Since 1919, the Boy Scouts of America has maintained a group of files known as the “ineligible volunteer files,” which acknowledge predatory behavior and pedophilia among scout leaders. The Oregon Supreme Court ordered the release of those files in 2012.
Despite that, Eisenberg alleges in the lawsuit, the BSA is continuing to hide the extent of pedophilia in its ranks, as evidenced by the fact that the “vast majority” of clients he represents have named abusers who had not yet been identified by the organization. The lawsuit states that, therefore, “Boy Scouts Defendants continue to perpetuate a continuing and serious conspiracy to conceal and cover up many of their abusers in BSA scout troops throughout the United States and overseas.”

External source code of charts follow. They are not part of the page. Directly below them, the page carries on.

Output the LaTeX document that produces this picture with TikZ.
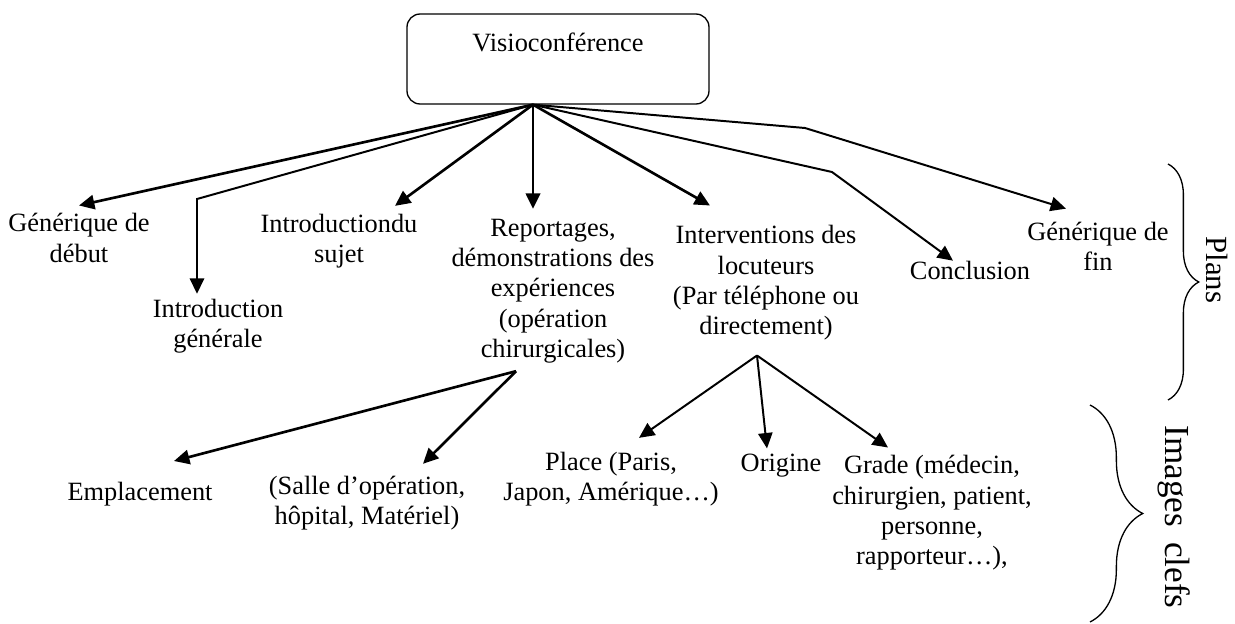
\documentclass[tikz,border=0pt]{standalone}
\usepackage{fontspec}
\setmainfont{Liberation Serif}
\usetikzlibrary{arrows.meta,decorations.pathreplacing}

\begin{document}
\begin{tikzpicture}[x=.455pt,y=-.455pt,
  lbl/.style={align=center,inner sep=3pt,font=\fontsize{12}{13.8}\selectfont},
  arr/.style={line width=1.2pt,-{Triangle[length=7pt,width=6.5pt]}},
  arrb/.style={arr,line width=.9pt},
  accol/.style={decorate,decoration={brace,amplitude=#1},line width=.6pt}]
\useasboundingbox (0,0) rectangle (1235,624);
% boite du haut
\node[draw,line width=.6pt,rounded corners=6pt,minimum width=302*.455pt,minimum height=90*.455pt,
  align=center,font=\fontsize{12}{13.8}\selectfont] (visio) at (558,59) {\raisebox{-3pt}{Visioconférence}\\\strut};
\coordinate (hub) at ([shift={(-25,0)}]visio.south);

% plans
\node[lbl] (gdeb) at (79,238) {Générique de\\début};
\node[lbl] (intgen) at (218,326) {Introduction\\générale};
\node[lbl] (intsuj) at (339,241) {Introductiondu\\sujet};
\node[lbl] (report) at (553,291) {Reportages,\\démonstrations des\\expériences\\(opération\\chirurgicales)};
\node[lbl] (interv) at (766,283) {Interventions des\\locuteurs\\(Par téléphone ou\\directement)};
\node[lbl] (concl) at (970,270) {Conclusion};
\node[lbl] (gfin) at (1098,246) {Générique de\\fin};

% images clefs
\node[lbl] (empl) at (140,494) {Emplacement};
\node[lbl] (salle) at (367,503) {(Salle d’opération,\\hôpital, Matériel)};
\node[lbl] (place) at (611,479) {Place (Paris,\\Japon, Amérique…)};
\node[lbl] (orig) at (781,466) {Origine};
\node[lbl] (grade) at (932,513) {Grade (médecin,\\chirurgien, patient,\\personne,\\rapporteur…),};

\coordinate (igbend) at (197,199);
\coordinate (cbend) at (832,172);
\coordinate (fbend) at (805,128);
\coordinate (rhub) at ([shift={(-37,1)}]report.south);
\coordinate (ihub) at ([shift={(-9,8)}]interv.south);

\draw[arr] (hub) -- ([shift={(0,-1)}]gdeb.north);
\draw[arrb] (hub) -- (igbend) -- ([shift={(0,2)}]igbend |- intgen.north);
\draw[arr] (hub) -- ([shift={(56,-1)}]intsuj.north);
\draw[arr] (hub) -- ([shift={(0,-3)}]hub |- report.north);
\draw[arr] (hub) -- ([shift={(-56,-13)}]interv.north);
\draw[arrb] (hub) -- (cbend) -- ([shift={(-17,7)}]concl.north);
\draw[arrb] (hub) -- (fbend) -- ([shift={(-32,-6)}]gfin.north);

\draw[arr] (rhub) -- ([shift={(34,-14)}]empl.north);
\draw[arr] (rhub) -- ([shift={(56,-5)}]salle.north);
\draw[arrb] (ihub) -- ([shift={(28,-7)}]place.north);
\draw[arrb] (ihub) -- ([shift={(-14,1)}]orig.north);
\draw[arrb] (ihub) -- ([shift={(-44,-1)}]grade.north);

% accolades
\draw[accol=14pt] (1168,164) -- (1168,400);
\node[rotate=-90,font=\fontsize{14}{16}\selectfont] (plans) at (1217,270) {Plans};
\draw[accol=24pt] (1090,405) -- (1090,622);
\node[rotate=-90,font=\fontsize{16}{18}\selectfont] (imgs) at (1174,517) {Images\hspace{7pt}clefs};
\end{tikzpicture}
\end{document}
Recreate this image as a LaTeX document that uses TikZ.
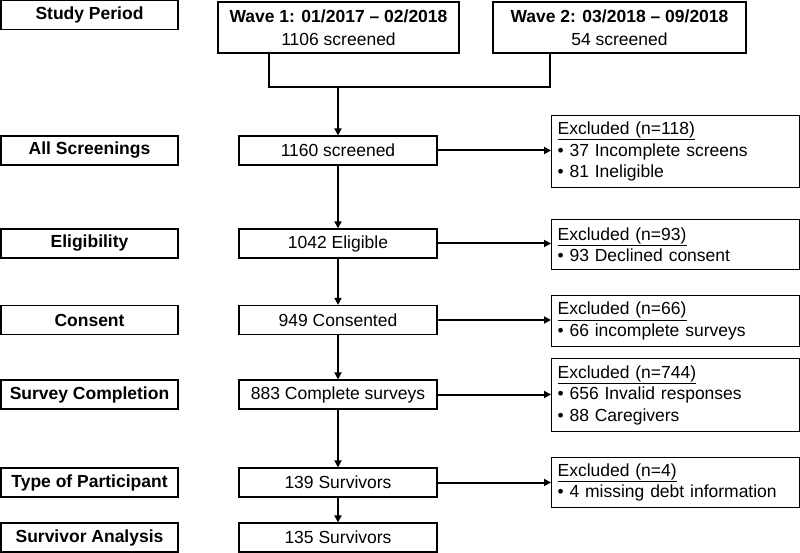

The allegation that the BSA is attempting to conceal the abusers is relevant to the plaintiff’s eligibility to file suit. Though some states, like New Jersey, have passed laws in recent years extending the period of time in which victims can come forward, Pennsylvania has not done so. The statute of limitations for civil child sex abuse in Pennsylvania is capped at age 30. But Eisenberg is relying on the precedent set by the Pennsylvania Superior Court, which ruled in Rice v. Diocese of Altoona-Johnstown that if there was a fraudulent concealment of abuse, then the statute of limitations should begin starting from the moment the abuse was revealed.
In an email Tuesday, Boy Scouts of America acknowledged that the organization has not always responded to allegations in a manner “consistent with our commitment to protect Scouts, the values of our organization, and the procedures we have in place today.” But it said that in addition to maintaining the volunteer-screening database, the organization also conducts background checks on volunteers and has a policy against leaving scouts alone with a single troop member. In the emailed statement, the BSA said it is its policy to report any suspicion or allegation of abuse promptly to law enforcement.
“We believe victims and remove individuals based on only allegations of inappropriate behavior,” the statement said.
That has not always been the policy, however. In a 1972 letter addressed to all scout executives that is included in the lawsuit filed by Eisenberg, BSA executive Paul Ernst outlined a course of action in the event of inappropriate behavior that did not involve contacting law enforcement.
The first step was to inform an executive at the national office. Next, the scout executive was to secure hard evidence concerning the situation. A letter should then be delivered to the volunteer, and he should be told he is not being asked to continue in his position, without explanation for why. There are also a series of steps outlined if a person whose misconduct had been in question wishes to re-enroll as a volunteer. None of the courses of action involve law enforcement.
Abused in Scouting, a victims group established by Eisenberg and other lawyers nationwide, sent Boy Scouts of America a list of allegations on June 13. BSA says it has been investigating the list to the best of its ability and reporting to local law enforcement agencies when enough detail was provided.
BSA said it supports the creation of a government-run child abuse database that all youth-serving organizations could use. Conversely, Eiseberg urged Congress to start a formal investigation into the BSA. The organization was chartered by Congress in 1910.
A string of lawsuits since 2017 has prompted the Boy Scouts of America to consider filing for Chapter 11 bankruptcy, though in its statement Tuesday the organization said no formal decision has been made about its “potential financial restructuring.” In its 2016 financial report, the BSA made clear the impact that current and potential future lawsuits could have on the financial viability of the organization.
“In the event the General Liability Insurance Program or its reserves are insufficient to resolve such claims, it is the opinion of the National Council that the total amount of payments to resolve current and future claims could have a significant impact on the financial position or the results of operations of the National Council,” the report stated.
Eisenberg said Tuesday that the threat of bankruptcy was the impetus for him to encourage clients to speak out.
“We thought it was necessary to reach out to as many people as possible to have them come forward to tell their story and file claims today with the idea that hopefully that will protect in case of bankruptcy,” said Eisenberg. He said that if the BSA filed for bankruptcy, no new litigation could be filed and any existing cases would be halted.